As far as Grizzle's comment on eBay, they have a function to automatically add in sales tax where required.  It's still optional for vendors to set that up and doesn't even ensure they remit it.
"It has been said that politics is the second oldest profession. I have learned that it bears a striking resemblance to the first" -Ronald Reagan

Red Arrow

Quote from: swake on June 03, 2014, 09:08:01 PM
The most simple solution is to enforce sales tax on internet purchases. The main erosion into city funding is the internet.

That said, I would like to end all sales taxes and make it up with a combination of income taxes and property taxes.

We could get rid of much of the "regressive" nature of sales tax by not charging sales tax on food, clothes, and prescription drugs. Many other states do it that way.  It should be easy with all the computer point of sale registers.  Pennsylvania did not charge sales tax on those items way back when.  I remember putting all the sales taxable items on the checkout first so the subtotal would be easier for the cashier.
 

Hoss

Quote from: Red Arrow on June 03, 2014, 09:52:08 PM
We could get rid of much of the "regressive" nature of sales tax by not charging sales tax on food, clothes, and prescription drugs. Many other states do it that way.  It should be easy with all the computer point of sale registers.  Pennsylvania did not charge sales tax on those items way back when.  I remember putting all the sales taxable items on the checkout first so the subtotal would be easier for the cashier.
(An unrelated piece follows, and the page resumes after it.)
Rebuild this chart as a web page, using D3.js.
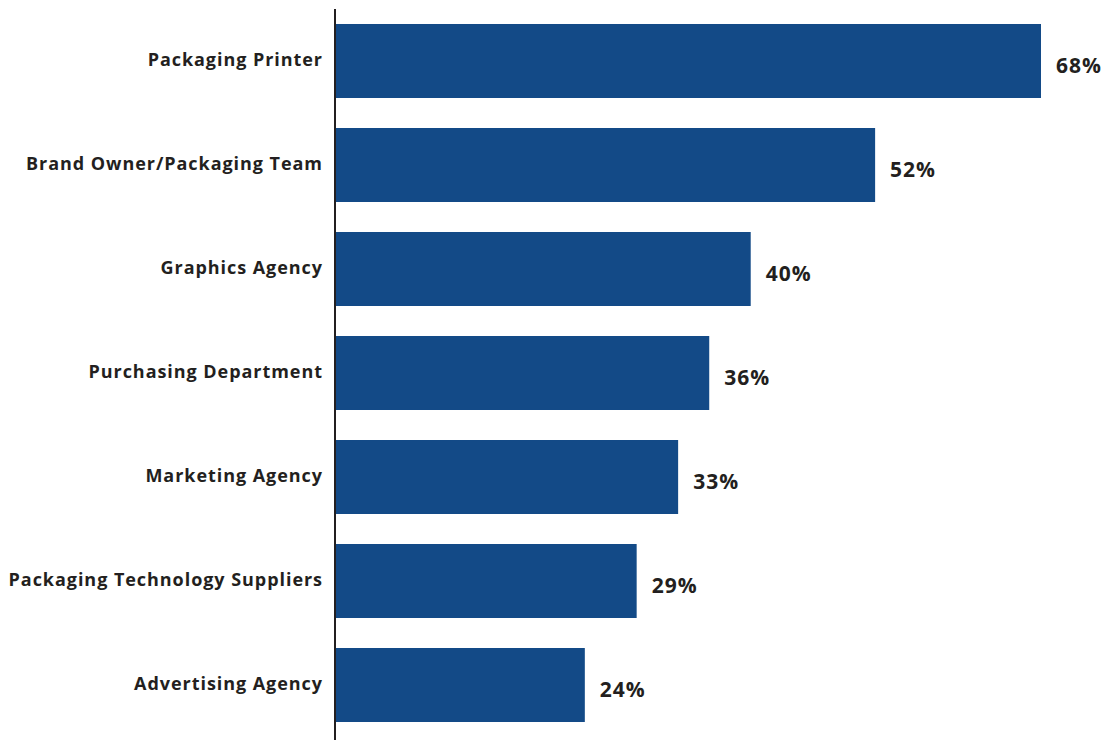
<!DOCTYPE html>
<html><head><meta charset="utf-8">
<script src="https://cdn.jsdelivr.net/npm/d3@7"></script>
<style>html,body{margin:0;padding:0;background:#fff;}</style>
</head><body>
<svg id="c" width="1111" height="740"></svg>
<script>
const categories = ["Packaging Printer","Brand Owner/Packaging Team","Graphics Agency","Purchasing Department","Marketing Agency","Packaging Technology Suppliers","Advertising Agency"];
const values = [68,52,40,36,33,29,24];
const valueLabels = ["68%","52%","40%","36%","33%","29%","24%"];

const svg = d3.select("#c");
const x = d3.scaleLinear().domain([0,68]).range([336,1041]);
const y = d3.scaleBand().domain(categories).range([9,737]).paddingInner(0.2885).paddingOuter(0.1442);

svg.selectAll("rect.bar").data(categories).join("rect")
  .attr("class","bar")
  .attr("x", x(0))
  .attr("y", d=>y(d))
  .attr("width", (d,i)=>x(values[i])-x(0))
  .attr("height", y.bandwidth())
  .attr("fill","#134a87");

svg.append("line").attr("x1",335).attr("x2",335).attr("y1",9).attr("y2",740)
  .attr("stroke","#231f20").attr("stroke-width",2);

svg.selectAll("text.cat").data(categories).join("text")
  .attr("class","cat")
  .attr("x",323)
  .attr("y", d=>y(d)+y.bandwidth()/2-1)
  .attr("dy","0.35em")
  .attr("text-anchor","end")
  .attr("font-family","'Open Sans', sans-serif")
  .attr("font-weight","bold")
  .attr("font-size","18px")
  .attr("letter-spacing","0.95px")
  .attr("fill","#231f20")
  .text(d=>d);

svg.selectAll("text.val").data(categories).join("text")
  .attr("class","val")
  .attr("x",(d,i)=>x(values[i])+15)
  .attr("y", d=>y(d)+y.bandwidth()/2+5)
  .attr("dy","0.35em")
  .attr("font-family","'Open Sans', sans-serif")
  .attr("font-weight","bold")
  .attr("font-size","21px")
  .attr("letter-spacing","1px")
  .attr("fill","#231f20")
  .text((d,i)=>valueLabels[i]);
</script>
</body></html>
Texas did the same thing.  However, the difference will have to be made up somewhere, and that somewhere will likely be on property taxes, just like it was scaled in Texas.

Not saying I'm not for it, I'm just being realistic.  Doing that with the revenue issue that Oklahoma seems to have at the moment would go over like the proverbial turd in the punch bowl.

Red Arrow

Quote from: Hoss on June 03, 2014, 09:55:16 PM
Texas did the same thing.  However, the difference will have to be made up somewhere, and that somewhere will likely be on property taxes, just like it was scaled in Texas.

Not saying I'm not for it, I'm just being realistic.  Doing that with the revenue issue that Oklahoma seems to have at the moment would go over like the proverbial turd in the punch bowl.

I would have to agree the difference would need to be made up somewhere, none of which would be popular with some group or another. It would help squelch the "regressive" lobby some.

 

TeeDub


I like the simplicity, but it would only be a matter of time until the budgets needed to be expanded and the rate raised to 9.017 in order to maintain curbside flower gardens and upgrade roadway paint to glow in the dark.

davideinstein

9% is way too high. Only 12 cities in the entire country would have a higher sales tax.

Red Arrow

Quote from: davideinstein on June 04, 2014, 03:23:10 PM
9% is way too high. Only 12 cities in the entire country would have a higher sales tax.

Darn!  We can't be #1 at anything.  In this case we wouldn't even make the top 10.